_The problem_
Copy every line from the data below in which the string "this" can be found.

_Supplied data_
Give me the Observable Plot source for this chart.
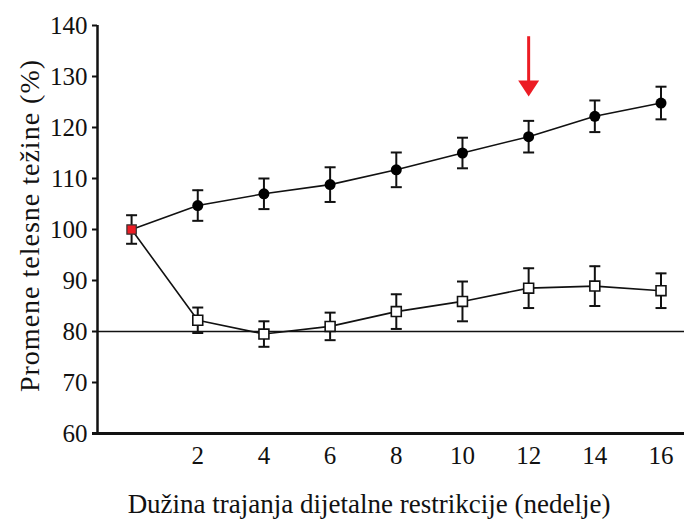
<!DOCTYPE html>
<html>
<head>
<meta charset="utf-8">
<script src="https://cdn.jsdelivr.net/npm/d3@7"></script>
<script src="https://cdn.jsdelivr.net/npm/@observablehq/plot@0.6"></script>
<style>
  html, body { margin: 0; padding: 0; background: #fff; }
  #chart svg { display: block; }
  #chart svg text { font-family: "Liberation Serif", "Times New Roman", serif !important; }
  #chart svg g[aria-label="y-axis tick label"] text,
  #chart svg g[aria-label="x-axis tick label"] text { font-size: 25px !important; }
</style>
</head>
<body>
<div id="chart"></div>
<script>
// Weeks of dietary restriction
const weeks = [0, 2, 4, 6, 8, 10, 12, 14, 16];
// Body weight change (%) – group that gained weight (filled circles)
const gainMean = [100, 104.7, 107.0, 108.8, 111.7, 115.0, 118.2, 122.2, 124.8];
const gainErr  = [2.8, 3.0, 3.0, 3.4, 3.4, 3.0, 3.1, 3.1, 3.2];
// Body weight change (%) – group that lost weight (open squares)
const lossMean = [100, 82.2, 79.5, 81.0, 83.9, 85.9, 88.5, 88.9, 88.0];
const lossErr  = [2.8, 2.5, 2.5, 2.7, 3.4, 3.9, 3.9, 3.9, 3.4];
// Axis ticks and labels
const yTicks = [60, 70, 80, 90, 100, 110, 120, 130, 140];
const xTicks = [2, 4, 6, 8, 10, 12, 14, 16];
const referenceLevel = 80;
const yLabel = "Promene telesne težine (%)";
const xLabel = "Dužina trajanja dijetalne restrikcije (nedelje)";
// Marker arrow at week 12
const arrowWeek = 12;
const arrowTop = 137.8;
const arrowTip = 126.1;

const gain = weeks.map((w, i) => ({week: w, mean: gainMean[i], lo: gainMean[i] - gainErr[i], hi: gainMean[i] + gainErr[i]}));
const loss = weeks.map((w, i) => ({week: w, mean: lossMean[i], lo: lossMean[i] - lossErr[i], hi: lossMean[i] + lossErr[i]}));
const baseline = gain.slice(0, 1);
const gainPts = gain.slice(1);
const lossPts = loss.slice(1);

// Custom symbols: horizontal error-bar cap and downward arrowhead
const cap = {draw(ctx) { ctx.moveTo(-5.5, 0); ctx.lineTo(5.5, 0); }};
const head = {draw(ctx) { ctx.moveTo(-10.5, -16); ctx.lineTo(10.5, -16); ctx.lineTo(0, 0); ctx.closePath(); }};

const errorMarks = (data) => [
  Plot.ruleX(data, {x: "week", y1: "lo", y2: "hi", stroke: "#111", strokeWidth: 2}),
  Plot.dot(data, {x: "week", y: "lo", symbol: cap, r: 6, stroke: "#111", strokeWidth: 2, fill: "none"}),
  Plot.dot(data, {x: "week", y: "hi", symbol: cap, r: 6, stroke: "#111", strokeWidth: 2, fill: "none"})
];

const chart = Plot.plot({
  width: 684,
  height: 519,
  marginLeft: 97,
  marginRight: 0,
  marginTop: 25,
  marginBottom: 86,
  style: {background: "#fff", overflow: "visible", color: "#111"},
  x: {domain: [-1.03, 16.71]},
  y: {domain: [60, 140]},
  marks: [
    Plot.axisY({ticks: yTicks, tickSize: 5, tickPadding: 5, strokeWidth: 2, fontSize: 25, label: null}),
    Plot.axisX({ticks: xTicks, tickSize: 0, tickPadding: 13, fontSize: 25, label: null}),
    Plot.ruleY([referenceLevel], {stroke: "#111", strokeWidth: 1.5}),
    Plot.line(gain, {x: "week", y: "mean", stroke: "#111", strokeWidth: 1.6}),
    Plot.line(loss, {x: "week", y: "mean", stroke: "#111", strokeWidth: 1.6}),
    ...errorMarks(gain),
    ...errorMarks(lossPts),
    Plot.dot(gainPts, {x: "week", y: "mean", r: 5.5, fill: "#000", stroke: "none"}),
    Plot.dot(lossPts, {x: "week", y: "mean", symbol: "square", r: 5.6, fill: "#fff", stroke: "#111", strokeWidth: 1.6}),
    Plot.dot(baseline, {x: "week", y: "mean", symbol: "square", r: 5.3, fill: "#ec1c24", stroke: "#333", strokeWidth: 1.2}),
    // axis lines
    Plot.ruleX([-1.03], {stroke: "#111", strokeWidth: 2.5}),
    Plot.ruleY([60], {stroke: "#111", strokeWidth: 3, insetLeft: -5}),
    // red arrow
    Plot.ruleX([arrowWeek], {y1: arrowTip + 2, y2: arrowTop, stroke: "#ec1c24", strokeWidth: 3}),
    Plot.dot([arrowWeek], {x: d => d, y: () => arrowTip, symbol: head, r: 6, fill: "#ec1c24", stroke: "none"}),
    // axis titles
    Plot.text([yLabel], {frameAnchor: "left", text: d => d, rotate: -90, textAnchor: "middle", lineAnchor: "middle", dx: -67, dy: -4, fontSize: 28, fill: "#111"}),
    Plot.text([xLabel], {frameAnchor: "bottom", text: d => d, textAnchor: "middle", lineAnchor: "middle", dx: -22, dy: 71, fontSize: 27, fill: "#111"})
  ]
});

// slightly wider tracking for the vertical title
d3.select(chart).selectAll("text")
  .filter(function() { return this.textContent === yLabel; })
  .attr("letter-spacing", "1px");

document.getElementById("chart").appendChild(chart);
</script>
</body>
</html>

_Final answer_
Give me the Observable Plot source for this chart.
  .filter(function() { return this.textContent === yLabel; })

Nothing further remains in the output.